_COLLECTED DATA_:

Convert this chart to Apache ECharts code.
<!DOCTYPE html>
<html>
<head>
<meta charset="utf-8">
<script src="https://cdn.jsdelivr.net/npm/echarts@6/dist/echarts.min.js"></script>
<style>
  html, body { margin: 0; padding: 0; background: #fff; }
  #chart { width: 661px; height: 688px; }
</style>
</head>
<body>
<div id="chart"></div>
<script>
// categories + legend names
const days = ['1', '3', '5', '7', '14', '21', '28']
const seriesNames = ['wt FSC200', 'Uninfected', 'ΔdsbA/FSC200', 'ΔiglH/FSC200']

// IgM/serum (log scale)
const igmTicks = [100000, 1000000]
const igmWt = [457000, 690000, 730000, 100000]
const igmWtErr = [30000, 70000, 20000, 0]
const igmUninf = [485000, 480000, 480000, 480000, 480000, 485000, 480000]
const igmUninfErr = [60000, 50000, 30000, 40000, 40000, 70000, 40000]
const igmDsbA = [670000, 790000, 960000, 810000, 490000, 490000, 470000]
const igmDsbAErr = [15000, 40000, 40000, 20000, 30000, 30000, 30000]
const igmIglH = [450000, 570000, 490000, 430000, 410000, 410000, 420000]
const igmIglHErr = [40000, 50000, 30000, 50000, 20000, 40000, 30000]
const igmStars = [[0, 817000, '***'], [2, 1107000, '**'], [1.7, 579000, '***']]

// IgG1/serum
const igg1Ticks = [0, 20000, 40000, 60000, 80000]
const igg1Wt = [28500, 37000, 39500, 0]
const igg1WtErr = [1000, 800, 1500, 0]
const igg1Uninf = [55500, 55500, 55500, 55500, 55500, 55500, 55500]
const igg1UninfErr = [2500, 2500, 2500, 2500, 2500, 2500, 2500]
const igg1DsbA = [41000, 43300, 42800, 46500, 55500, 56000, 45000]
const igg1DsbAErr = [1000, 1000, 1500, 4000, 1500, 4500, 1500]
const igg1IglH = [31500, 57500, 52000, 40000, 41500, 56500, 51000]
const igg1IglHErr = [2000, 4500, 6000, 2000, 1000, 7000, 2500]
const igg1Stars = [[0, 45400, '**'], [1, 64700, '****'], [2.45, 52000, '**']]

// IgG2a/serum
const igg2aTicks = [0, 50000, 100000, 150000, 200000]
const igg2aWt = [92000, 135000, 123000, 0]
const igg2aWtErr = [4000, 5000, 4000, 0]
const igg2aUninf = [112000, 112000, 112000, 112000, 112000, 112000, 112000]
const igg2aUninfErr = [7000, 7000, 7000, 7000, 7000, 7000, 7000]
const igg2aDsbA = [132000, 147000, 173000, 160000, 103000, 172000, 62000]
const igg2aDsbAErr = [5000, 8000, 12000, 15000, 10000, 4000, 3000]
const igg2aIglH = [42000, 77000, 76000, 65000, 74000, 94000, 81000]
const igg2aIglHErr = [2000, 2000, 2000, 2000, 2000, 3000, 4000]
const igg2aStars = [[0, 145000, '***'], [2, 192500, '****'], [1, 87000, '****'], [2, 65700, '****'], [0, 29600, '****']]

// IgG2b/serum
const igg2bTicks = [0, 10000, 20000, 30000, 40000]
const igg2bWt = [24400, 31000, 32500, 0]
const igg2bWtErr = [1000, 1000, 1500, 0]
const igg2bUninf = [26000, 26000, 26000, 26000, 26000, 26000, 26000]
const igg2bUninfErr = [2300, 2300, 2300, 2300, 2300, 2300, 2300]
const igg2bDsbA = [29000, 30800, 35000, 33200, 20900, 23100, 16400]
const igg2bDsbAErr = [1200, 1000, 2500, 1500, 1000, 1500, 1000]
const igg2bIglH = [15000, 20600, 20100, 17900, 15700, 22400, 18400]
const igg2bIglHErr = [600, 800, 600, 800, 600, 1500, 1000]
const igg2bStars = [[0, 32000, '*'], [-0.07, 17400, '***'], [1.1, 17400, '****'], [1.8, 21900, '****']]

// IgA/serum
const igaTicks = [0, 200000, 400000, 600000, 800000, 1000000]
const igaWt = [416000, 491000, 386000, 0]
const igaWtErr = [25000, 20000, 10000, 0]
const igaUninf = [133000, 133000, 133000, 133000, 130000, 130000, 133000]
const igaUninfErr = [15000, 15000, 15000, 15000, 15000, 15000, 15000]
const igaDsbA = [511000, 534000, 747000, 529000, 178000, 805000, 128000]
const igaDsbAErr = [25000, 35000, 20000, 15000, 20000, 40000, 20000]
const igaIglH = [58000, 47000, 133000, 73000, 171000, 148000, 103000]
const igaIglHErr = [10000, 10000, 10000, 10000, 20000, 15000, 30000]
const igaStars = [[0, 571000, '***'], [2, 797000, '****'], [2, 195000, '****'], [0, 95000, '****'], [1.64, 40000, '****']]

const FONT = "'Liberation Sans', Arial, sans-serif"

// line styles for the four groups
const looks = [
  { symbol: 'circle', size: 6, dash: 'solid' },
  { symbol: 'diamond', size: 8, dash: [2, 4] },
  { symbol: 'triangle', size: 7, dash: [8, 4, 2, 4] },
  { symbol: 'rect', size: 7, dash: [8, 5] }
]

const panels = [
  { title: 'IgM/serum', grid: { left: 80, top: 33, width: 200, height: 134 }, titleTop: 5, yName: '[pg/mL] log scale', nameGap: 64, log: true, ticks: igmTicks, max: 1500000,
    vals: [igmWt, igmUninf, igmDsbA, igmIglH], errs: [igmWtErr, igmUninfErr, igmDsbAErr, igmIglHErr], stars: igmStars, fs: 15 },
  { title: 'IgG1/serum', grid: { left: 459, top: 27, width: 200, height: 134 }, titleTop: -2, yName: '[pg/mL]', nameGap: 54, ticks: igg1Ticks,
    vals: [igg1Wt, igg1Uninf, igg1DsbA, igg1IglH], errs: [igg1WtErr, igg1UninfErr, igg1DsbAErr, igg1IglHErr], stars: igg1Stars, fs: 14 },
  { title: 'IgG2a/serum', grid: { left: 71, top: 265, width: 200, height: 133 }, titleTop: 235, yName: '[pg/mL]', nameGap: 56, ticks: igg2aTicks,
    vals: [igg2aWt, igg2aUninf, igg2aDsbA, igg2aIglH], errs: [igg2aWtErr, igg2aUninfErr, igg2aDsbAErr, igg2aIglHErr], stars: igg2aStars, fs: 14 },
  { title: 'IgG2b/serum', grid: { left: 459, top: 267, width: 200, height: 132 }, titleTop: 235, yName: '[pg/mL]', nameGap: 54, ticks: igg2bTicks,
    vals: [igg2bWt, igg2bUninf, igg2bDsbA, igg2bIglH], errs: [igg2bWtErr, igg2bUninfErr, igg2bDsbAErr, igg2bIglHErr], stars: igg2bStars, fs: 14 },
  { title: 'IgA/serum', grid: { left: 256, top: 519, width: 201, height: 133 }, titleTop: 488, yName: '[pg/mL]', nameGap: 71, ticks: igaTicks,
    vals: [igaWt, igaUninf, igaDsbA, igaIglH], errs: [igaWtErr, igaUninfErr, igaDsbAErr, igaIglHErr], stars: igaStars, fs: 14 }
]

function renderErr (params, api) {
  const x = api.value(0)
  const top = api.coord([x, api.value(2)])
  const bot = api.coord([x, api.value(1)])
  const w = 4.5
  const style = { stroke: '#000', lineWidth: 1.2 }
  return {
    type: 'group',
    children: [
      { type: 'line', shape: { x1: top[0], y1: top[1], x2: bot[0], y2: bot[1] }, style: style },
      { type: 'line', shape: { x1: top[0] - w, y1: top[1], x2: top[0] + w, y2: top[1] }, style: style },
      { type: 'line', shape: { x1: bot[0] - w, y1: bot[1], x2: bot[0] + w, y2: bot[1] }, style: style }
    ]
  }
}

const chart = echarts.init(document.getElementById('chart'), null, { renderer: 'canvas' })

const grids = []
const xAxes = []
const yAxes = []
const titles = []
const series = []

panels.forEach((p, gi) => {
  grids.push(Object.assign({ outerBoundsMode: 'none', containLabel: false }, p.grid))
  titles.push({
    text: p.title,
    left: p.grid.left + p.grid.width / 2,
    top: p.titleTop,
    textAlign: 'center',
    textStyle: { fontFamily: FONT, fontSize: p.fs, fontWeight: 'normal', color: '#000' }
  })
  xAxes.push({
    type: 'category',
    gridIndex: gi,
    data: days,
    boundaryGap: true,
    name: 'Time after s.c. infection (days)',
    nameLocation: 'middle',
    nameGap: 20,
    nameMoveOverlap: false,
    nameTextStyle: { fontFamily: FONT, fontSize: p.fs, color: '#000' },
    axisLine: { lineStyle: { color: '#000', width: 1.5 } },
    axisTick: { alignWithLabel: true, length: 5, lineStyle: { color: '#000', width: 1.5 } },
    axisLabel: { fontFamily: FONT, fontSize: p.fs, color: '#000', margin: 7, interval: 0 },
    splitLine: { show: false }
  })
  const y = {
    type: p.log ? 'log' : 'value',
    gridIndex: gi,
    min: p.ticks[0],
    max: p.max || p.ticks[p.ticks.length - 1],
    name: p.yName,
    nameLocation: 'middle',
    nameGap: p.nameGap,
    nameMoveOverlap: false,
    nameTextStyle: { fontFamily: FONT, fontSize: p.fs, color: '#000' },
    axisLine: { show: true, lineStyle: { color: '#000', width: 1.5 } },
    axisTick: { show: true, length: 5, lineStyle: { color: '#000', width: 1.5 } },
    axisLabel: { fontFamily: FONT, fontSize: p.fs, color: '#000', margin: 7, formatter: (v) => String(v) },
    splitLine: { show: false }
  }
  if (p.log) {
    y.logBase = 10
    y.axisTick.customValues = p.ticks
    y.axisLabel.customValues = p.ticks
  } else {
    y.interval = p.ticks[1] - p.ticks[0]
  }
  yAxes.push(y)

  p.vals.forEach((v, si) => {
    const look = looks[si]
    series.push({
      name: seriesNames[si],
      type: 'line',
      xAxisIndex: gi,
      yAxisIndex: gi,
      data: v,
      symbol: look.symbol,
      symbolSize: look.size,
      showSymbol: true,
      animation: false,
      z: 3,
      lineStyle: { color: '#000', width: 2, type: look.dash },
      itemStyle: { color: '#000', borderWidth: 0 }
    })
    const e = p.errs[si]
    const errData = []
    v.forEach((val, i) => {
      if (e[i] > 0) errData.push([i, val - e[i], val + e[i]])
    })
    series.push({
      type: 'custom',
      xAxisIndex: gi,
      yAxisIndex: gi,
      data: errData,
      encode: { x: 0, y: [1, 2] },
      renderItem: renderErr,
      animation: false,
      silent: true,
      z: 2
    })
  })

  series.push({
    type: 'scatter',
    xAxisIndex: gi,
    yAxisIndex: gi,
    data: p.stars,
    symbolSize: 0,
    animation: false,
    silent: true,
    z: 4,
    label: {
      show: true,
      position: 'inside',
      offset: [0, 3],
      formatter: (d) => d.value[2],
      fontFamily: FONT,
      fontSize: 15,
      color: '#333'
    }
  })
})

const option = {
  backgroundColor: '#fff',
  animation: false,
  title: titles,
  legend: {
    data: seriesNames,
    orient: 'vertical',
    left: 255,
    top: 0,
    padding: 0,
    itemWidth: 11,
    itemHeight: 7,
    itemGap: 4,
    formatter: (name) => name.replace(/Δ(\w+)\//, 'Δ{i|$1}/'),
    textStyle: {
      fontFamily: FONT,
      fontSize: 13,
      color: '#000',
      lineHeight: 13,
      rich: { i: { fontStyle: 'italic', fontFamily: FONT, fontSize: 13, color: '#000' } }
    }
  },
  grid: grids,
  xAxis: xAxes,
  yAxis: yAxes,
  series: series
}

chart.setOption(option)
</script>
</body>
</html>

_WRITTEN REQUEST_: Using the material above, quote the first line and each line after it, stopping at and including the line that holds "[2.45, 52000, '**']]".

_TASK ANSWER_:
Convert this chart to Apache ECharts code.
<!DOCTYPE html>
<html>
<head>
<meta charset="utf-8">
<script src="https://cdn.jsdelivr.net/npm/echarts@6/dist/echarts.min.js"></script>
<style>
  html, body { margin: 0; padding: 0; background: #fff; }
  #chart { width: 661px; height: 688px; }
</style>
</head>
<body>
<div id="chart"></div>
<script>
// categories + legend names
const days = ['1', '3', '5', '7', '14', '21', '28']
const seriesNames = ['wt FSC200', 'Uninfected', 'ΔdsbA/FSC200', 'ΔiglH/FSC200']

// IgM/serum (log scale)
const igmTicks = [100000, 1000000]
const igmWt = [457000, 690000, 730000, 100000]
const igmWtErr = [30000, 70000, 20000, 0]
const igmUninf = [485000, 480000, 480000, 480000, 480000, 485000, 480000]
const igmUninfErr = [60000, 50000, 30000, 40000, 40000, 70000, 40000]
const igmDsbA = [670000, 790000, 960000, 810000, 490000, 490000, 470000]
const igmDsbAErr = [15000, 40000, 40000, 20000, 30000, 30000, 30000]
const igmIglH = [450000, 570000, 490000, 430000, 410000, 410000, 420000]
const igmIglHErr = [40000, 50000, 30000, 50000, 20000, 40000, 30000]
const igmStars = [[0, 817000, '***'], [2, 1107000, '**'], [1.7, 579000, '***']]

// IgG1/serum
const igg1Ticks = [0, 20000, 40000, 60000, 80000]
const igg1Wt = [28500, 37000, 39500, 0]
const igg1WtErr = [1000, 800, 1500, 0]
const igg1Uninf = [55500, 55500, 55500, 55500, 55500, 55500, 55500]
const igg1UninfErr = [2500, 2500, 2500, 2500, 2500, 2500, 2500]
const igg1DsbA = [41000, 43300, 42800, 46500, 55500, 56000, 45000]
const igg1DsbAErr = [1000, 1000, 1500, 4000, 1500, 4500, 1500]
const igg1IglH = [31500, 57500, 52000, 40000, 41500, 56500, 51000]
const igg1IglHErr = [2000, 4500, 6000, 2000, 1000, 7000, 2500]
const igg1Stars = [[0, 45400, '**'], [1, 64700, '****'], [2.45, 52000, '**']]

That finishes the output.